Lightsource BP deals with the development, acquisition and long-term management of international large-scale solar projects and smart energy solutions.
The entity is a strategic partnership between UK’s BP Plc (formerly British Petroleum) and Lightsource, which is Europe’s largest solar developer.
In a bid to re-enter the solar power business, BP had agreed to acquire a 43% stake in Lightsource in December last year to form Lightsource BP.
Lightsource, in its earlier avatar, was formed in 2010. It has since become the largest utility scale solar developer and largest operations and maintenance services provider in Europe with more than $3 billion of capital invested across around 2GW of solar projects globally.
The London-based solar firm plans to quadruple its solar capacity to 8 gigawatt (GW) through large-scale projects in the United States, India, Europe and the Middle East, according to an earlier Reuters report.
Energy space heating up
Foreign investment is crucial for India’s infrastructure and energy space. The country’s renewable energy sector has recorded heightened activity over the past few years, especially after the government in 2015 set a 175 gigawatt capacity addition target.

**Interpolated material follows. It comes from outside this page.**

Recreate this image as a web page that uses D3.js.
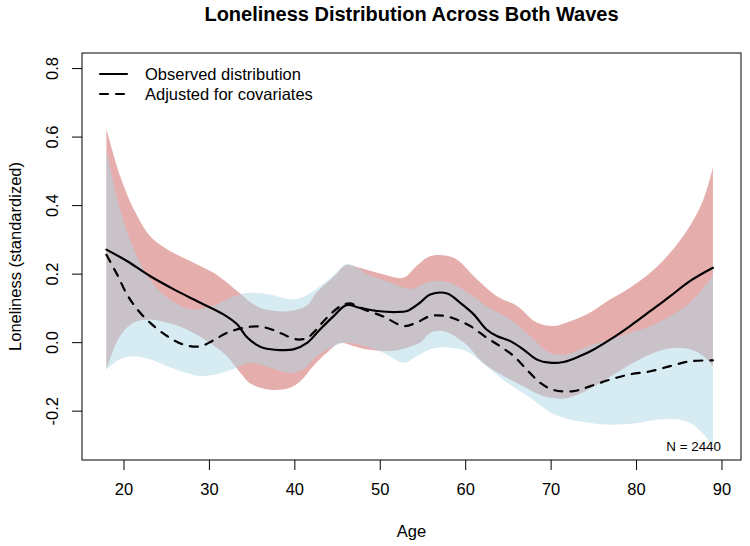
<!DOCTYPE html>
<html><head><meta charset="utf-8">
<script src="https://cdn.jsdelivr.net/npm/d3@7"></script>
<style>
html,body{margin:0;padding:0;background:#fff;}
svg{display:block;font-family:"Liberation Sans",Arial,sans-serif;}
</style></head>
<body><svg id="chart" width="750" height="546"></svg>
<script>
// ---- data ----
const xTicks = [20, 30, 40, 50, 60, 70, 80, 90];
const yTicks = [-0.2, 0, 0.2, 0.4, 0.6, 0.8];
const yTickLabels = ["-0.2", "0.0", "0.2", "0.4", "0.6", "0.8"];
const ageRange = [18, 89.43];
const yRange = [-0.3, 0.8];

// Observed distribution (solid) [age, value]
const observedLine = [[18,0.27],[20.4,0.237],[23.1,0.193],[25.9,0.154],[29,0.115],[31.7,0.081],[33.3,0.052],[34.4,0.016],[35.6,-0.008],[36.4,-0.017],[38.3,-0.023],[39.9,-0.021],[41.5,-0.002],[43,0.037],[44.6,0.076],[46.1,0.108],[47.7,0.1],[49.7,0.091],[52,0.088],[53.2,0.091],[54.7,0.115],[55.9,0.139],[57.9,0.142],[59.4,0.115],[61,0.081],[62.5,0.037],[63.7,0.018],[65.3,0.003],[66.8,-0.021],[68.4,-0.051],[69.9,-0.06],[71.5,-0.058],[73.5,-0.04],[75,-0.022],[77,0.008],[79.3,0.047],[81.7,0.091],[84,0.134],[86.3,0.178],[89,0.217]];
// Adjusted for covariates (dashed)
const adjustedLine = [[18,0.255],[19.2,0.2],[20.4,0.14],[21.6,0.096],[23.1,0.057],[25.1,0.018],[27,-0.007],[29,-0.012],[30.5,0.005],[32.1,0.027],[34.1,0.042],[35.6,0.046],[37,0.04],[38.5,0.025],[40.3,0.008],[41.5,0.012],[42.2,0.027],[43.8,0.071],[45.4,0.105],[46.5,0.113],[48,0.097],[50.4,0.075],[52.8,0.047],[54.3,0.057],[55.9,0.076],[57.5,0.077],[59,0.066],[60.6,0.047],[62.5,0.013],[64.1,-0.012],[65.7,-0.041],[67.2,-0.08],[68.8,-0.119],[70.4,-0.14],[72.7,-0.143],[74.6,-0.129],[77,-0.109],[79.3,-0.094],[81.7,-0.085],[84,-0.07],[86.3,-0.056],[89,-0.053]];
// Observed CI band (red)
const observedUpper = [[18,0.622],[19.6,0.485],[21.2,0.388],[23.1,0.31],[25.1,0.271],[28.2,0.232],[30.5,0.203],[32.1,0.174],[33.3,0.149],[35.6,0.105],[37.5,0.092],[39.5,0.091],[41.5,0.108],[42.6,0.145],[44.6,0.19],[46.1,0.225],[47.3,0.219],[50.4,0.198],[52.8,0.188],[54.3,0.222],[55.9,0.251],[58.6,0.247],[61.4,0.183],[63.7,0.134],[66.1,0.105],[68.4,0.057],[70.4,0.047],[72.3,0.061],[74.6,0.086],[77,0.125],[79.3,0.159],[81.7,0.203],[84,0.261],[86.3,0.339],[87.9,0.417],[89,0.51]];
const observedLower = [[18,-0.08],[19.6,0.018],[21.2,0.057],[23.1,0.066],[25.1,0.057],[27.4,0.037],[30.1,-0.002],[32.1,-0.041],[33.7,-0.09],[34.8,-0.12],[37.2,-0.139],[39.5,-0.133],[40.7,-0.114],[42.2,-0.07],[43.8,-0.031],[45.4,-0.002],[47,-0.012],[48.5,-0.021],[51.2,-0.026],[53.2,-0.016],[54.7,-0.002],[55.9,0.027],[57.5,0.032],[59.9,-0.002],[62.1,-0.06],[64.5,-0.099],[66.8,-0.129],[69.2,-0.158],[71.5,-0.165],[73.5,-0.15],[75,-0.13],[77,-0.1],[79.3,-0.065],[81.7,-0.035],[84,-0.018],[86.3,-0.021],[87.9,-0.041],[89,-0.07]];
// Adjusted CI band (blue)
const adjustedUpper = [[18,0.563],[19.6,0.388],[21.2,0.271],[23.1,0.183],[25.1,0.13],[27.8,0.096],[30.1,0.103],[32.9,0.133],[34.8,0.144],[37.2,0.139],[39.5,0.125],[41,0.132],[42.6,0.155],[44.6,0.195],[46.1,0.228],[47.5,0.215],[48.5,0.198],[51.2,0.174],[53.6,0.155],[55.9,0.178],[58.2,0.174],[60.6,0.139],[62.5,0.105],[65.3,0.066],[67.6,0.018],[69.9,-0.031],[71.9,-0.035],[74.6,-0.01],[77,0.008],[79.3,0.027],[81.7,0.047],[84,0.076],[86.3,0.115],[89,0.193]];
const adjustedLower = [[18,-0.08],[19.6,-0.05],[21.2,-0.041],[23.1,-0.05],[25.1,-0.07],[27.4,-0.09],[29,-0.099],[30.9,-0.094],[33.7,-0.07],[34.8,-0.06],[37.2,-0.075],[39.5,-0.09],[41,-0.08],[42.6,-0.041],[44.6,-0.012],[46.1,-0.002],[48,-0.01],[50.4,-0.031],[52.8,-0.06],[54.3,-0.041],[56,-0.02],[57.5,-0.015],[60,-0.025],[62.5,-0.07],[65,-0.12],[67.5,-0.16],[70,-0.205],[72.3,-0.226],[74.6,-0.236],[77,-0.241],[80.2,-0.236],[82.6,-0.226],[85,-0.226],[86.7,-0.241],[88.1,-0.275],[89,-0.304]];

const legendLabels = ["Observed distribution", "Adjusted for covariates"];
const titleText = "Loneliness Distribution Across Both Waves";
const xLabel = "Age";
const yLabel = "Loneliness (standardized)";
const noteText = "N = 2440";

// ---- layout ----
const svg = d3.select("#chart");
const L = 82, R = 741, T = 53, B = 460;
const ext = (r) => { const d = r[1] - r[0]; return [r[0] - 0.04 * d, r[1] + 0.04 * d]; };
const x = d3.scaleLinear().domain(ext(ageRange)).range([L, R]);
const y = d3.scaleLinear().domain(ext(yRange)).range([B, T]);
const FS = 16.5;

const line = d3.line().x(d => x(d[0])).y(d => y(d[1])).curve(d3.curveCatmullRom.alpha(0.5));
function bandPath(up, lo) {
  const a = line(up);
  const b = line(lo.slice().reverse()).replace(/^M/, "L");
  return a + b + "Z";
}

// bands
svg.append("path").attr("d", bandPath(observedUpper, observedLower))
  .attr("fill", "rgb(205,92,92)").attr("fill-opacity", 0.5).attr("stroke", "none");
svg.append("path").attr("d", bandPath(adjustedUpper, adjustedLower))
  .attr("fill", "rgb(173,216,230)").attr("fill-opacity", 0.5).attr("stroke", "none");

// lines
svg.append("path").attr("d", line(observedLine)).attr("fill", "none")
  .attr("stroke", "#000").attr("stroke-width", 2.2).attr("stroke-linecap", "round").attr("stroke-linejoin", "round");
svg.append("path").attr("d", line(adjustedLine)).attr("fill", "none")
  .attr("stroke", "#000").attr("stroke-width", 2.2).attr("stroke-dasharray", "8,8").attr("stroke-linecap", "round");

// box
svg.append("rect").attr("x", L).attr("y", T).attr("width", R - L).attr("height", B - T)
  .attr("fill", "none").attr("stroke", "#000").attr("stroke-width", 1);

// x axis
const xAxis = d3.axisBottom(x).tickValues(xTicks).tickSize(10).tickPadding(13).tickFormat(d3.format("d"));
const gx = svg.append("g").attr("transform", `translate(0,${B})`).call(xAxis);
gx.select(".domain").remove();
gx.selectAll("text").attr("font-size", FS).attr("font-family", "Liberation Sans, Arial, sans-serif").attr("fill", "#000");
gx.selectAll("line").attr("stroke", "#000");

// y axis
const yAxis = d3.axisLeft(y).tickValues(yTicks).tickSize(10).tickFormat((d, i) => yTickLabels[i]);
const gy = svg.append("g").attr("transform", `translate(${L},0)`).call(yAxis);
gy.select(".domain").remove();
gy.selectAll("line").attr("stroke", "#000");
gy.selectAll("text").attr("font-size", FS).attr("font-family", "Liberation Sans, Arial, sans-serif").attr("fill", "#000")
  .attr("x", null).attr("dy", null).attr("text-anchor", "middle")
  .attr("transform", "translate(-28,0) rotate(-90)").attr("dominant-baseline", "middle");

// titles
svg.append("text").attr("x", (L + R) / 2).attr("y", 21).attr("text-anchor", "middle")
  .attr("font-size", 20).attr("font-weight", "bold").text(titleText);
svg.append("text").attr("x", (L + R) / 2).attr("y", 537).attr("text-anchor", "middle")
  .attr("font-size", FS).text(xLabel);
svg.append("text").attr("transform", `translate(21,${(T + B) / 2}) rotate(-90)`).attr("text-anchor", "middle")
  .attr("font-size", FS).text(yLabel);

// legend
const lg = svg.append("g");
legendLabels.forEach((lab, i) => {
  const yy = 74 + i * 20;
  lg.append("line").attr("x1", 100).attr("x2", 127).attr("y1", yy).attr("y2", yy)
    .attr("stroke", "#000").attr("stroke-width", 2.2).attr("stroke-linecap", "round")
    .attr("stroke-dasharray", i === 1 ? "8,8" : null);
  lg.append("text").attr("x", 145).attr("y", yy + 6).attr("font-size", FS).text(lab);
});

// note
svg.append("text").attr("x", 721).attr("y", 451).attr("text-anchor", "end")
  .attr("font-size", 13.4).text(noteText);
</script>
</body></html>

This led to the entry of several domestic and foreign companies in the wind and solar energy sectors, attracted private investment, accelerated project construction and drove tariffs down.
VCCircle reported on Wednesday that French development financial institution Proparco SA is in talks with two players to set up its own renewable energy platform in India.
Some of the world’s biggest pension funds, including Canada Pension Plan Investment Board and Caisse de dépôt et placement du Québec (CDPQ), are also scouting for deals in India’s solar power sector.
VCCircle reported last month that a large number of renewable energy assets in India could change hands over the next few months.
In a separate deal, ReNew Power Ventures Pvt. Ltd had said it would acquire rival Ostro Energy Pvt. Ltd from private equity firm Actis, striking the largest buyout in India’s renewable power sector and becoming the top green energy company by capacity.
Mint reported earlier this week that ReNew Power is looking to submit a proposal to float a $900 million IPO this year.
The government announced plans to set-up a Rs 40,000 crore ($6 billion) NIIF in 2015 to boost PPP in the infrastructure space. It is aimed at catalysing capital from international and domestic investors into infrastructure and allied sectors in India.
NIIF is slated to invest in greenfield, brownfield and stalled projects. Of the total targeted pool of capital, the government committed Rs 20,000 crore ($3 billion) to be managed by NIIF Limited, the manager of NIIF, through one or more funds to be set up in partnership with other partners.
The remaining Rs 20,000 crore is expected to come from private investors, including sovereign wealth funds from countries such as Russia, Singapore, UK and the UAE.
NIIF’s investment strategy includes a provision to anchor equity, quasi-equity and debt funds in partnership with investors targeting investments in the relevant sectors in India.
In January this year, the NIIF and Dubai-based port operator DP World formed a platform to invest in ports, terminals, transportation and logistics businesses in India. The platform – NIIF’s first – will invest up to $3 billion (nearly Rs 19,100 crore) of equity to acquire assets and develop projects in these sectors.